Martin Shingler (Senior Lecturer in Radio & Film at the University of Sunderland) was joined by the broadcaster Anna Raeburn for a public conversation on the topic of Joan Crawford and her role in Michael Curtiz’s 1945 classic noir melodrama Mildred Pierce at the Mildred Pierce Event in Bristol on Saturday 20th October. This event, organised by Professor Sarah Street (University of Bristol), was held at the Whickham Theatre. It consisted of screenings of the original movie version and an episode of Todd Haynes’ 2011 TV mini-series, along with papers by Professor Pam Cook (University of Southampton) and Professor Stella Bruzzi (University of Warwick). Martin and Anna’s discussion was the penultimate event of the day and, although it touched on Joan Crawford’s film career prior to her joining Warner Bros. in June 1943 and the reasons behind her move from MGM, it focused mainly on the reasons why the actress chose James M. Cain’s novel as her first Warner star vehicle and what she was able to bring this role.
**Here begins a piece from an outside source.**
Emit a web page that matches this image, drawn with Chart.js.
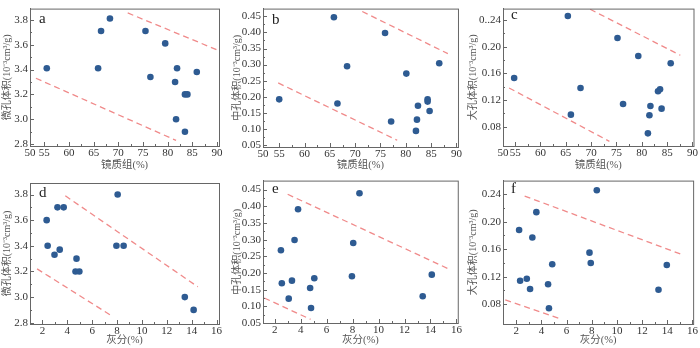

The discussion focused in particular on Crawford’s performance in two scenes of the film. In the first, Mildred’s vicious daughter Veda (Ann Blyth) slaps her (Crawford) across the face, which leads to a separation. In the second, Mildred (Crawford) tells her best-friend and business colleague Ida (Eve Arden) that she wants Veda back despite her bad behaviour. Notions of camp were dismissed here by drawing attention to the way Crawford used restraint followed by a swift transition to vocal and physical animation to enhance the dramatic potential of her confrontation between Mildred and Veda. In the second scene, meanwhile, attention focused on how she used apparently spontaneous and impulsive minor gestures while drinking a glass of whisky and smoking a cigarette to evoke a sense of sincere emotion when admitting to Ida the strength of her maternal feelings for her daughter. These scenes were used to highlight the extent to which Crawford was able to inhabit her role as Mildred, the only one in her long career for which she received an Academy Award.
Crawford emerged from this discussion as a compelling actor whose powerful performance was born out of concentration and attention to detail as well as large-scale dramatic gesture. Personally and professionally, she only achieved serenity through the expenditure of energy (mostly hard work), while inactivity was a source of stress and anxiety. Crawford invested (and exposed) this characteristic in her finest screen achievement, making this one of the most important links between the actress and her role in Mildred Pierce. Combining their insights into screen performance and character psychology, Martin and Anna attempted to shed light on some of the most remarkable features that have contributed towards Mildred Pierce’s reputation as a compelling, distinctive and distinguished movie: a reputation that remains as strong today as it did in 1945.